P. Gonçalo Portocarrero de Almada
Isabel estava à espera de um filho. A expectativa tinha sido muita porque desde que casara com o João, ambos agora com trinta e oito anos, tinham decorrido dez anos de malogradas esperanças. Mas quando – finalmente! – se confirmou o diagnóstico da gravidez, todas as agruras de uma aflitiva espera se transfiguraram na alegria do nascimento iminente.
Todos os dias eram todos para a criança a nascer. Enquanto o João andava já à procura de cadeirinhas acopláveis ao assento do carro, a Isabel só tinha olhos para as montras das lojas de bebés, onde namorava todo o tipo de vestimentas para todas as estações, sempre indecisa na opção mas decidida em dar ao tão esperado filho o melhor enxoval.
Chegou finalmente o dia da desejada ecografia.
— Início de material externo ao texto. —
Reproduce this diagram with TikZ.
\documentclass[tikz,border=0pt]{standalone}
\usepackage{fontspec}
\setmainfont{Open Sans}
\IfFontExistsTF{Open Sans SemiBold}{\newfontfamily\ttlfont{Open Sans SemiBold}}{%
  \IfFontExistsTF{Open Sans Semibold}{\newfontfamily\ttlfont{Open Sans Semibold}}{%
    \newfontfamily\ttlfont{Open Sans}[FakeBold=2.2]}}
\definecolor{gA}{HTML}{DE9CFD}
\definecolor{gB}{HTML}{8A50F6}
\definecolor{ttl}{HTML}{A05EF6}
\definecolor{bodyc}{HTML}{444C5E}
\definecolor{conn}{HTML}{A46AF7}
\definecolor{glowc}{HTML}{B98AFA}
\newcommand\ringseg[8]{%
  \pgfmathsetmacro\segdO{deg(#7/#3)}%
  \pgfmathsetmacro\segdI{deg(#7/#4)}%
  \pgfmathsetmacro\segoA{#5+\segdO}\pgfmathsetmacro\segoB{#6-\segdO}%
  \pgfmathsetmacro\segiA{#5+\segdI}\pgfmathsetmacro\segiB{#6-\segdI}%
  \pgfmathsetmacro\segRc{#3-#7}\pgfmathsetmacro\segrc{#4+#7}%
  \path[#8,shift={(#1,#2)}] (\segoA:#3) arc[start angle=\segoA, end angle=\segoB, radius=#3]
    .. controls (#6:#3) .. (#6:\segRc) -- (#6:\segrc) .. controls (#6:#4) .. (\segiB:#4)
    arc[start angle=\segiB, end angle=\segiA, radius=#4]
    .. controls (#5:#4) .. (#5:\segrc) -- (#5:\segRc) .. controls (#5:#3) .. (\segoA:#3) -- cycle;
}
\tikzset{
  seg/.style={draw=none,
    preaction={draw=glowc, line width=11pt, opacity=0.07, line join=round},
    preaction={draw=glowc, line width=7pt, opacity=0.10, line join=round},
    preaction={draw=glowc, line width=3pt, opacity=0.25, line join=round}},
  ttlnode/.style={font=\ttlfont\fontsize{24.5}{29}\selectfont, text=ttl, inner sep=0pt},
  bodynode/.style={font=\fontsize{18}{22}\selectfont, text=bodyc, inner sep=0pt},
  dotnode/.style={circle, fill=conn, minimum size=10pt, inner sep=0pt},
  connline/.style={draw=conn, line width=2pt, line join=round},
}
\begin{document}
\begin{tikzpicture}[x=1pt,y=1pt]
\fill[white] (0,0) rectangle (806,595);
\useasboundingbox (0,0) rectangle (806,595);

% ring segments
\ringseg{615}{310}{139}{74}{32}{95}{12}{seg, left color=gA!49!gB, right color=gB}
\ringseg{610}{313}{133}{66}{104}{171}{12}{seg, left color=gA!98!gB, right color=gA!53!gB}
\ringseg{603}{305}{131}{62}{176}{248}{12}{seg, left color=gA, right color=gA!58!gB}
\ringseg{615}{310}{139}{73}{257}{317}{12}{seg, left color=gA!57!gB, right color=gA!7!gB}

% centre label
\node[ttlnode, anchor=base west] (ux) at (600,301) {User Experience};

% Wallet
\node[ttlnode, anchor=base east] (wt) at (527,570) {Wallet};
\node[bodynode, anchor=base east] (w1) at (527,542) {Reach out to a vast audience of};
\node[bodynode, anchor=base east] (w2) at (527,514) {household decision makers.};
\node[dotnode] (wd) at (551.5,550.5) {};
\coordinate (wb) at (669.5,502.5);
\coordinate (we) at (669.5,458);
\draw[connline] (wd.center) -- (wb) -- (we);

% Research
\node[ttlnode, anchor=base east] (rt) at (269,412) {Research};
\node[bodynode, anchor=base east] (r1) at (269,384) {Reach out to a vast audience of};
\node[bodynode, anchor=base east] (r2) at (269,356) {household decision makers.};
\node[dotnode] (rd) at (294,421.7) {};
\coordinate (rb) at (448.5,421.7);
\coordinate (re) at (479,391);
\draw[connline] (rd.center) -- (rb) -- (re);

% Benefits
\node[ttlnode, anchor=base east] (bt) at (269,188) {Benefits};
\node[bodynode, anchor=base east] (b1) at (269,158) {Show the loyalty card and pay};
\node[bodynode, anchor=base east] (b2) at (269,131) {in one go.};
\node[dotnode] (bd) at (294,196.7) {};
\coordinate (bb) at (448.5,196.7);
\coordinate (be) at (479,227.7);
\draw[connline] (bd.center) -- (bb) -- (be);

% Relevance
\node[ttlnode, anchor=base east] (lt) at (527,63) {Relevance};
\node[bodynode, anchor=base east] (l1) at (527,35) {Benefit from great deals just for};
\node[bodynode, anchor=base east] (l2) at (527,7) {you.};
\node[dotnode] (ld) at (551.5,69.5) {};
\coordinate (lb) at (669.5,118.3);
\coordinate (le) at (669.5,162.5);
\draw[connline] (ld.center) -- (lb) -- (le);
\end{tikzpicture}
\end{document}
Quando apareceram as primeiras imagens daquele ser diminuto, agitando-se no ventre materno, Isabel apertou com força a mão do João. A médica não teve dificuldade em reconhecer que se tratava de um rapaz mas, ao mesmo tempo que o disse, ambos notaram que pelo seu semblante perpassou uma sombra aziaga, a que correspondeu um imediato sobressalto nos pais do petiz. A médica levantou-se e ao ver o olhar ansioso do casal, não conseguiu esconder a sua preocupação e tristeza:
- Tenho muita pena, mas o vosso filho padece trissomia 21.
Isabel sentiu como que uma tontura, enquanto o João a abraçou sem saber muito bem o que dizer. Na dolorosa confusão do momento, engasgou umas quantas frases, na ilusão de que o diagnóstico pudesse não ser confirmado, mas a médica foi peremptória no seu veredicto. Esmagados por aquele antecipado luto, os dois regressaram a casa em silêncio, apenas intervalado pelos seus soluços.
Murcha a primavera da esperança, abateu-se sobre a família o inverno da desesperação. As questões sucediam-se em catadupa e o aparente silêncio de Deus, tão distante lá no seu longínquo Céu, dilacerava os corações da Isabel e do João. Surgiu então, com uma estranha evidência, a única resposta lógica àquele drama: não permitir que a criança vingasse e proceder, quanto antes, à interrupção da gravidez. Amigos houve que lhes aconselharam esse recurso, fazendo-lhes ver que, com a sua idade, não poderiam prestar a assistência necessária a um filho tão dependente. Outros recordaram-lhes a gravidade moral do acto, mas o João e a Isabel sentiam-se tão abandonados por Deus que quase lhes parecia justa aquela retaliação.
Marcaram a intervenção, numa clínica especializada. O João, por razões profissionais, não pode acompanhar a Isabel que, sozinha, teria que pôr termo à sua gestação. Mas, antes de sair de casa, ouviu tocar a campainha: era uma vizinha que, com um filho pela mão, lhe pedia licença para usar o telefone, porque o marido estava inanimado e não tinha outro meio de chamar a ambulância. Isabel levou-a até ao telefone e depois afundou-se numa poltrona. Foi então que, para seu espanto, viu que a criança era mongolóide. O pequenino sentou-se ao seu colo, pegou-lhe na mão, perguntou-lhe o nome e falou-lhe, com entusiasmo, das suas brincadeiras.
Terminada a chamada telefónica, a vizinha chamou o filho e pediu desculpa a Isabel pela sua inconveniência. O pequerrucho deu um beijo a Isabel e correu para a mãe, que o levou consigo, ficando Isabel só. A verdade é que não estava só, estava também com o seu filho, que era como aquele menino carinhoso que se sentara ao seu colo. Foi então que lhe veio à mente um pensamento aterrador: não podia matar uma criança assim! Não podia abortar o seu filho! Era seu, Deus tinha-lho dado para que o amasse e ele, que já estava de algum modo no seu colo, esperava as suas carícias de mãe. Não importava como fosse ou deixasse de ser, era seu e era também de João, era sobretudo um filho predilecto de Deus!
Naquela noite, houve festa na casa do João e da Isabel porque o seu filho, que estava perdido, foi encontrado e, estando morto, ressuscitou. Deus acendera no fogo do seu Espírito aqueles dois corações, quais círios pascais, porque quando o amor e a vida vencem o pecado e a morte é Páscoa. Outra vez.